With the recent handwringing over the aesthetic propriety of the new art-museum building plunked down onto Aspen’s East Hyman Avenue, we continue to be drawn into an old and ongoing debate about the function and impact of “public” art — that which appears in our parks and on our buildings and sidewalks and which may be promoted and funded by governments and civic institutions.

Typically, such art exists in part to transmit what a culture values about itself and seeks to perpetuate. New York’s 42nd Street Public Library proclaims that the truth will set us free, and the Statue of Liberty suggests that those who are free are best equipped to embody that truth. American town squares often feature equestrian statues of stalwart or dashing figures named Longstreet or Jackson or Lee, announcing that here is a community that recognizes things worth striving and dying for. A similar, if less martial, statement is made by the bronze-cast figure of Father Damien that stands on the steps leading up to Hawaii’s State Capitol Building.

And then there are all those other state capitol buildings whose columns and rotundas speak of the solidity, balance and hoped-for permanence of our newly recreated classical republic.



Here in Aspen, there is silvery Justice — sans blindfold — adorning the Pitkin County Courthouse, and beyond the pure white Mary in the churchyard across the street there is a vest-pocket public park where one may eat lunch or have a smoke next to the Ten Commandments.

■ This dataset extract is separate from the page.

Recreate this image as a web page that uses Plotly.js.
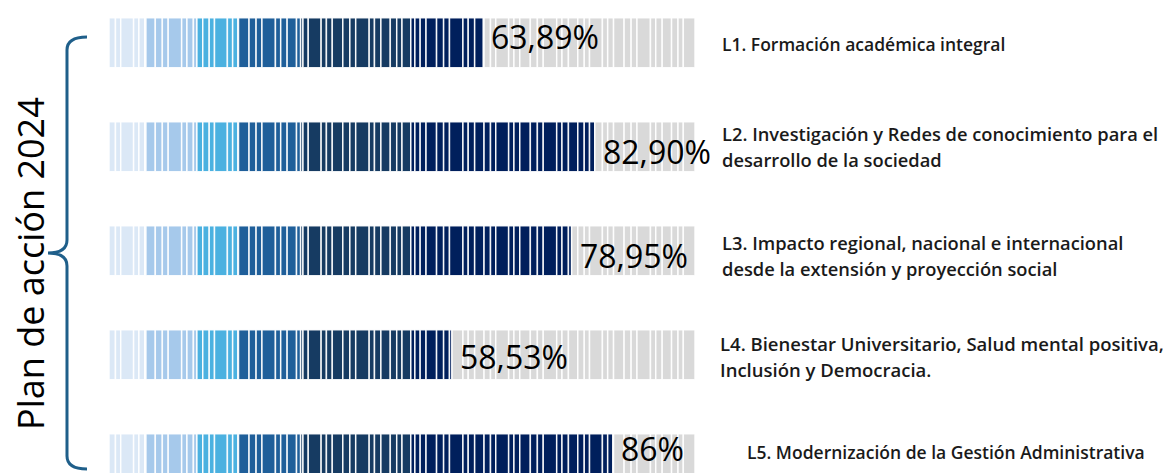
<!DOCTYPE html>
<html>
<head>
<meta charset="utf-8">
<script src="https://cdn.plot.ly/plotly-3.0.1.min.js"></script>
<style>html,body{margin:0;padding:0;background:#fff;}#chart{width:1169px;height:473px;}</style>
</head>
<body>
<div id="chart"></div>
<script>
// ---------- DATA ----------
const categories = ['L1', 'L2', 'L3', 'L4', 'L5'];
const values = [63.89, 82.90, 78.95, 58.53, 86];
const valueLabels = ['63,89%', '82,90%', '78,95%', '58,53%', '86%'];
const lineLabels = [
  ['L1. Formación académica integral'],
  ['L2. Investigación y Redes de conocimiento para el', 'desarrollo de la sociedad'],
  ['L3. Impacto regional, nacional e internacional', 'desde la extensión y proyección social'],
  ['L4. Bienestar Universitario, Salud mental positiva,', 'Inclusión y Democracia.'],
  ['L5. Modernización de la Gestión Administrativa']
];
const groupTitle = 'Plan de acción 2024';

// ---------- STYLE ----------
const W = 1169, H = 473;
const bandStops = [6.3, 15, 22, 32.7, 51.5, Infinity];
const bandColors = ['#dbe8f6', '#a6c9eb', '#4bb1e0', '#1f5f9a', '#163b62', '#001f5c'];
const restColor = '#d9d9d9';
const stripePattern = [1.1, 0.9, 2.2, 0.9, 1.0, 1.8, 1.2, 1.0, 2.3, 0.9, 1.1, 1.6];
const labelX = [720, 720, 720, 718, 745];
const labelY = [44, 133, 242, 343, 452];
const labelSize = [17.5, 18.3, 18.3, 18.5, 17.5];
const lineGap = 26;
const valueShift = [6, -5, -5, -2, 10];

function bandColor(p) {
  for (let k = 0; k < bandStops.length; k++) if (p < bandStops[k] - 1e-9) return bandColors[k];
  return bandColors[bandColors.length - 1];
}

const traces = [];
categories.forEach((cat, i) => {
  const v = values[i];
  let edges = [0];
  let pos = 0, k = 0;
  while (pos < 100) { pos += stripePattern[k % stripePattern.length]; k++; edges.push(Math.min(pos, 100)); }
  bandStops.forEach(s => { if (s < 100) edges.push(s); });
  edges.push(v);
  edges = Array.from(new Set(edges.map(e => Math.round(e * 1000) / 1000))).sort((a, b) => a - b);
  const xs = [], bases = [], ys = [], cols = [];
  for (let j = 0; j < edges.length - 1; j++) {
    const a = edges[j], b = edges[j + 1];
    if (b - a < 0.05) continue;
    xs.push(b - a); bases.push(a); ys.push(i);
    cols.push(a < v ? bandColor(a) : restColor);
  }
  traces.push({
    type: 'bar', orientation: 'h', x: xs, base: bases, y: ys, width: 0.48,
    marker: { color: cols, line: { color: 'rgba(255,255,255,0.9)', width: 1.5 } },
    hoverinfo: 'skip', showlegend: false, name: cat
  });
});

const x0px = 109, pxPer = (695 - 109) / 100;
const xRange = [-x0px / pxPer, (W - x0px) / pxPer];
const c0 = 42.8, step = 104;
const yRange = [(H - c0) / step, -c0 / step];

const px = x => x / W;
const py = y => 1 - y / H;

const annotations = [];
values.forEach((v, i) => {
  annotations.push({
    x: v, y: i, xref: 'x', yref: 'y', xanchor: 'left', yanchor: 'middle', xshift: 6, yshift: valueShift[i],
    text: valueLabels[i], showarrow: false,
    font: { family: 'Open Sans', size: 32, color: '#000', weight: 500 }
  });
});
lineLabels.forEach((lines, i) => {
  lines.forEach((t, j) => {
    annotations.push({
      x: px(labelX[i]), y: py(labelY[i] + j * lineGap), xref: 'paper', yref: 'paper',
      xanchor: 'left', yanchor: 'middle', text: t, showarrow: false,
      font: { family: 'Open Sans', size: labelSize[i], color: '#1a1a1a', weight: 600 }
    });
  });
});
annotations.push({
  x: px(30), y: py(264), xref: 'paper', yref: 'paper', xanchor: 'center', yanchor: 'middle',
  text: groupTitle, textangle: -90, showarrow: false,
  font: { family: 'Open Sans', size: 36, color: '#000', weight: 500 }
});

function P(x, y) { return px(x).toFixed(5) + ',' + py(y).toFixed(5); }
const bracePath = 'M' + P(87, 37) + ' Q' + P(67, 37) + ' ' + P(67, 50) +
  ' L' + P(67, 240) + ' Q' + P(67, 253) + ' ' + P(48, 253) +
  ' Q' + P(67, 253) + ' ' + P(67, 266) + ' L' + P(67, 456) +
  ' Q' + P(67, 469) + ' ' + P(87, 469);

const layout = {
  width: W, height: H,
  margin: { l: 0, r: 0, t: 0, b: 0, pad: 0 },
  paper_bgcolor: '#fff', plot_bgcolor: '#fff',
  barmode: 'overlay',
  xaxis: { range: xRange, visible: false, fixedrange: true },
  yaxis: { range: yRange, visible: false, fixedrange: true },
  annotations: annotations,
  shapes: [{ type: 'path', xref: 'paper', yref: 'paper', path: bracePath,
    line: { color: '#1f5f8a', width: 3 } }],
  showlegend: false
};

Plotly.newPlot('chart', traces, layout, { displayModeBar: false, staticPlot: true });
</script>
</body>
</html>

Farther south, at the base of Aspen Mountain in Rubey Park, a patriarchal skier from yesteryear bursts forth from beneath the overhanging branch of a fir tree.

Downvalley, on Basalt’s Midland Avenue, bronzed Tom Sawyer and Becky Thatcher-type children hang out by the old train station — so tastefully preserved by Alpine Bank — celebrating the town’s origin as a confluence of rail lines as well as of rivers.




There are those among us, to be sure, who decry the sentimentality and didacticism of such art often because they are cynically detached from the very values that it espouses. Like certain artists and aesthetes in the 19th century, they agree with Whistler that art should appeal to eye or ear “without confounding this with emotions entirely foreign to it, (such) as devotion, pity, love, patriotism and the like,” all part of the “claptrap” of state religion.

But if we strip away all such “claptrap,” what are we left with? To find out, let’s travel a bit farther downvalley to Carbondale, a town with a heritage that you will never discover in its public art — with the exception of its somewhat bohemian character, acquired from the influx of hippies during the great hippie diaspora in the Reagan years, when most of America briefly returned to, well, to being America.

At the town’s new roundabout, Carbondale has chosen to make a bold artistic statement along the lines of the Colossus at Rhodes, shouting, “Behold, all ye who enter here.” Of course, having beheld what looks like a colossal upside-down eggbeater, some drivers opt not to enter but keep on truckin’ toward Redstone and Marble. Apparently, beauty is not in the eye of every beholder.

Those who elect to hang a left into town, however, do find much to behold. On Colorado Avenue across from City Hall stands a 10-foot-high cigar-store Indian escaped from the mind of Salvador Dali — a parti-colored Pocahontas in go-go boots, with an anatomy like Dolly Parton’s. She definitely draws the eye, while the mind remains behind, laboring to discover, well, something.

Less challenging is the gigantic set of headphones near the community theater, perched atop an invisible and no doubt empty head.

Back on the main drag, one can promenade among the many objets d’art that can be described variously as organic, edgy, kitschy or just plain fun.

Unfortunately, some of us are not looking for fun. What we seek is pathos. Inspiration. Sentimentality even. Some clue as to what brings us together as a community. We neither reject our past nor seek to escape our present but yearn to make them flower and bear fruit in our future before canker or frost nip the bud.

Although I lived in “Bonedale” for several years, now when I pause at the final stop sign before Catherine Store Road and glance in the rearview mirror, I find myself thinking, “Alas, I never knew ye.” I couldn’t even find you.

Like the boxy monolith dropped into the middle of Aspen, your art has come from some other place.

And I wish it had stayed there.

Chad Klinger is a retired college instructor who lives in Basalt.